**Exercise description**
Output, please, exactly those lines of the listing that come before the line with "plt.rcParams['hatch.linewidth'] = 0.45", along with that line itself.

======== Information supplied ========

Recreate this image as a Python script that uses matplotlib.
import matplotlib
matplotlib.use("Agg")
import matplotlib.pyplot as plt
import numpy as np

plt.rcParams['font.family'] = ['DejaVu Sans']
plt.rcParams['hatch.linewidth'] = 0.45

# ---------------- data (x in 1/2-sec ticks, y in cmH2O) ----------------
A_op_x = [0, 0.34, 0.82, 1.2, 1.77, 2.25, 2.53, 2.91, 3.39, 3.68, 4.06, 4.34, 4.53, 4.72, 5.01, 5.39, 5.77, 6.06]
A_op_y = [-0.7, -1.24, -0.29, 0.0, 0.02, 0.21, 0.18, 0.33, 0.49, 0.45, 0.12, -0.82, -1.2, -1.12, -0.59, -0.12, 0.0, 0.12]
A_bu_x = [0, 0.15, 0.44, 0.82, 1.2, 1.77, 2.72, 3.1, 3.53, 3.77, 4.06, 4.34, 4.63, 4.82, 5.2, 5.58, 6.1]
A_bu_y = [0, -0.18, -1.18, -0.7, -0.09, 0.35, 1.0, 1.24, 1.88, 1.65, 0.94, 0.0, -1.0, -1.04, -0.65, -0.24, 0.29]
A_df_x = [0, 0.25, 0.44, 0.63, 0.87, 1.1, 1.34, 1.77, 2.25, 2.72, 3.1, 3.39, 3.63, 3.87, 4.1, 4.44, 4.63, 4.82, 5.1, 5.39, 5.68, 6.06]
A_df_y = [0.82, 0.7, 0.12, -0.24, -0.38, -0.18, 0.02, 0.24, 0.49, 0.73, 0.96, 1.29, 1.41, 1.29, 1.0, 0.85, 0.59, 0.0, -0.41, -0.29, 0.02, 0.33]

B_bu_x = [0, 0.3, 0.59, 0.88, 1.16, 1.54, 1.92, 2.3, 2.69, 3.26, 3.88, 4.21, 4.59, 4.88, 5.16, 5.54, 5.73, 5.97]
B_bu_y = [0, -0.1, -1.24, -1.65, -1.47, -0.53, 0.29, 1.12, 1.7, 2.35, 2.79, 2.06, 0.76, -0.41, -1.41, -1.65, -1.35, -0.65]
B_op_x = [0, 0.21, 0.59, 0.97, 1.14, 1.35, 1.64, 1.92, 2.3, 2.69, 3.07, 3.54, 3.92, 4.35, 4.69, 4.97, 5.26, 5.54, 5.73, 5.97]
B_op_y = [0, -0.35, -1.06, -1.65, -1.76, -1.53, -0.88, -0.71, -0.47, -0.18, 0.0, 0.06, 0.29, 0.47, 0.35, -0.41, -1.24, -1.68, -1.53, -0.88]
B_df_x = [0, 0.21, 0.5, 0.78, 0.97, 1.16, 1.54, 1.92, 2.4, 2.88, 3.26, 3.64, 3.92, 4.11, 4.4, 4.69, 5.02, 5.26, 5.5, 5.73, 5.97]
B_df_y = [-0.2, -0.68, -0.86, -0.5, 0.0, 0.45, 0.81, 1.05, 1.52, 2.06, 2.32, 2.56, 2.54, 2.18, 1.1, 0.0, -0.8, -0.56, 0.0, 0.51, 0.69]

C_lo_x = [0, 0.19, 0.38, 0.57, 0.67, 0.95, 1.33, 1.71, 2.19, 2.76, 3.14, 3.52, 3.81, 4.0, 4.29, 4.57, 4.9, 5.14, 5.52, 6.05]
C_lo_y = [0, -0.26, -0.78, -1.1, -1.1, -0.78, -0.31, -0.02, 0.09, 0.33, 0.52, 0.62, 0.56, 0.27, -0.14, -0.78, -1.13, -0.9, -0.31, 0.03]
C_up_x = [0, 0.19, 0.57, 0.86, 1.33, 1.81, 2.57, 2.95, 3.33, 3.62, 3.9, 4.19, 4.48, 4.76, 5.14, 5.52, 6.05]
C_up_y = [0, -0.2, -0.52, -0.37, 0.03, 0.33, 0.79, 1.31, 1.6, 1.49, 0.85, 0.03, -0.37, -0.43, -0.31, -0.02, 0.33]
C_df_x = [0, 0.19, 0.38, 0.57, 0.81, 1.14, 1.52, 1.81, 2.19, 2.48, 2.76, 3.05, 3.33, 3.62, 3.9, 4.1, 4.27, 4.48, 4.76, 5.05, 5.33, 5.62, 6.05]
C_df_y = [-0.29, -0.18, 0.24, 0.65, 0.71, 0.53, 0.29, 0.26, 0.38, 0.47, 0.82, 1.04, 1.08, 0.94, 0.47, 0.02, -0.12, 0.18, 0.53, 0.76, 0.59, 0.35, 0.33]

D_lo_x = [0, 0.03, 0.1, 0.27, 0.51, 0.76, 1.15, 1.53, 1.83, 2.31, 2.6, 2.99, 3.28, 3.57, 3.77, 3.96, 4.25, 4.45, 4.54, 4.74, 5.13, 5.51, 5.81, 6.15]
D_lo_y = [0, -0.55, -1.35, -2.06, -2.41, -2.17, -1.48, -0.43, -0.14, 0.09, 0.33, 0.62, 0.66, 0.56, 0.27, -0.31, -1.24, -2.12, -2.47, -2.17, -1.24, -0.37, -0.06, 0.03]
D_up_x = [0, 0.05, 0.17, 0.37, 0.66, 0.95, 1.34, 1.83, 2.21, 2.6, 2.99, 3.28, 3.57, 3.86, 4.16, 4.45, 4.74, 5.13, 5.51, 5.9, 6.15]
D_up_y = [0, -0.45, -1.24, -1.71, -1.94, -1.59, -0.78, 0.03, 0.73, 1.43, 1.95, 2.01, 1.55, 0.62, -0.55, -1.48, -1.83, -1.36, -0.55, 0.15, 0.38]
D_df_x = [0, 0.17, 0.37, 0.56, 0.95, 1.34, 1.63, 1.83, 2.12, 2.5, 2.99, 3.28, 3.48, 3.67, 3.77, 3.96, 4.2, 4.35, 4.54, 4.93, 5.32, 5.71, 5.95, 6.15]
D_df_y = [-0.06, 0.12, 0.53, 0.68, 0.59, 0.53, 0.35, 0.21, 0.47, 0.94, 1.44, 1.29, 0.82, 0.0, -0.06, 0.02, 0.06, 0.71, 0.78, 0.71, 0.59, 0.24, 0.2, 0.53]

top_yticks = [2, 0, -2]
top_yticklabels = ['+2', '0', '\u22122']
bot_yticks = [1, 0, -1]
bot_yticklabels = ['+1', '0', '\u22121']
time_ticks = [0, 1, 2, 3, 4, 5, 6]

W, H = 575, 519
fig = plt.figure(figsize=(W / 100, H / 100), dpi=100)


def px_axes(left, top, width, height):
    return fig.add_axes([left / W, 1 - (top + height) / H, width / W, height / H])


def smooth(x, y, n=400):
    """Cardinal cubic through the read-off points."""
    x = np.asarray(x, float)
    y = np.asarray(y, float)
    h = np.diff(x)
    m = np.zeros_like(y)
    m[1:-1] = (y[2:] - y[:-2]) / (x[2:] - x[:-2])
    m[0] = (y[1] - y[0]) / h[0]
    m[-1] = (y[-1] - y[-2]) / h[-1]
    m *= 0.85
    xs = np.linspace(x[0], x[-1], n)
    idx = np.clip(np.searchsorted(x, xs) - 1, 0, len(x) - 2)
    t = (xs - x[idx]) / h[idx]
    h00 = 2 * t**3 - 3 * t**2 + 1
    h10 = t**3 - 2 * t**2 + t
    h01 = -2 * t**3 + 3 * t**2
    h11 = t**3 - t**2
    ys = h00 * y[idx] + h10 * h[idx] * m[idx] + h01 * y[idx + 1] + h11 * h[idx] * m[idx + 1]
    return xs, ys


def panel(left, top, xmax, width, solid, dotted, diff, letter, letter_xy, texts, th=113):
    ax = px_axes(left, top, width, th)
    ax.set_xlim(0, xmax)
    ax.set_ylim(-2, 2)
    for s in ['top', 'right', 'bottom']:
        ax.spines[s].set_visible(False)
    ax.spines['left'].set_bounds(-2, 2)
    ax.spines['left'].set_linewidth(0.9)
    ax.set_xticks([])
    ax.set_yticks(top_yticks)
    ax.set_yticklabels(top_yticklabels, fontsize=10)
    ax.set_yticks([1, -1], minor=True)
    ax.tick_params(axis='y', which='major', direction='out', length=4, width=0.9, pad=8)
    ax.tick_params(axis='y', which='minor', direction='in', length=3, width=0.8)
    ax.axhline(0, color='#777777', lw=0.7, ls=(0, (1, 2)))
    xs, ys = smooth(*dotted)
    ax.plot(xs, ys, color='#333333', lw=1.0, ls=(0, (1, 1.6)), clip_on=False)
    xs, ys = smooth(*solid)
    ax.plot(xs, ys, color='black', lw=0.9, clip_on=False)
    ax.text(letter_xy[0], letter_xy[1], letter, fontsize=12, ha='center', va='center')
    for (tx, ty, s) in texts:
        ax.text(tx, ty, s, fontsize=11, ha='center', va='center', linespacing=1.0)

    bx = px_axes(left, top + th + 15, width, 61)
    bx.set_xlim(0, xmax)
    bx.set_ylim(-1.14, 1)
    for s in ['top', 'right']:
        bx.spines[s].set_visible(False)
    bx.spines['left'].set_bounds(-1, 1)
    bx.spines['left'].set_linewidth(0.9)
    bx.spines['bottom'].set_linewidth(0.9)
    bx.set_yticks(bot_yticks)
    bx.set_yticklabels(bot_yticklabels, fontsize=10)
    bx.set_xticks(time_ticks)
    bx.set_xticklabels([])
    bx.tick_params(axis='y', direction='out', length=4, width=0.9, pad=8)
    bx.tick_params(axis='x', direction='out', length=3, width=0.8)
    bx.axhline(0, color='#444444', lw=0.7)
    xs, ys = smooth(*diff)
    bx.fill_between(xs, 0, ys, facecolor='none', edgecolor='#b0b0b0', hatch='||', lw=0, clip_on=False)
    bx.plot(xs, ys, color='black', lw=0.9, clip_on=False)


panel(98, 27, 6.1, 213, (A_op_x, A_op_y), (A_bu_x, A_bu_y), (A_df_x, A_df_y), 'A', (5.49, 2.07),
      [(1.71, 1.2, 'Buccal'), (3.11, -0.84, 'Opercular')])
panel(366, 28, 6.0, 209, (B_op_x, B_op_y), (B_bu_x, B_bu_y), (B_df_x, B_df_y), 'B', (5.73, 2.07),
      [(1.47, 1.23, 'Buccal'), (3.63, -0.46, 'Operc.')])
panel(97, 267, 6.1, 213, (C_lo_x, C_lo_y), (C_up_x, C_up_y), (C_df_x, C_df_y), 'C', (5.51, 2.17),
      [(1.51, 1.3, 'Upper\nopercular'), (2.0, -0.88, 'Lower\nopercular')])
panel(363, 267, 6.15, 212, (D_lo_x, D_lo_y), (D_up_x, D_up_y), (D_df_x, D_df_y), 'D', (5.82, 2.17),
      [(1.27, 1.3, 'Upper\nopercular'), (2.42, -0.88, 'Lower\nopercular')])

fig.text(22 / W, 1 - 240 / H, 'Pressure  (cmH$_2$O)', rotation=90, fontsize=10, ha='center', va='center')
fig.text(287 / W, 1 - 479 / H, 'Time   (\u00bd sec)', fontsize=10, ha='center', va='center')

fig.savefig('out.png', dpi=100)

========

**Answer below**
Recreate this image as a Python script that uses matplotlib.
import matplotlib
matplotlib.use("Agg")
import matplotlib.pyplot as plt
import numpy as np

plt.rcParams['font.family'] = ['DejaVu Sans']
plt.rcParams['hatch.linewidth'] = 0.45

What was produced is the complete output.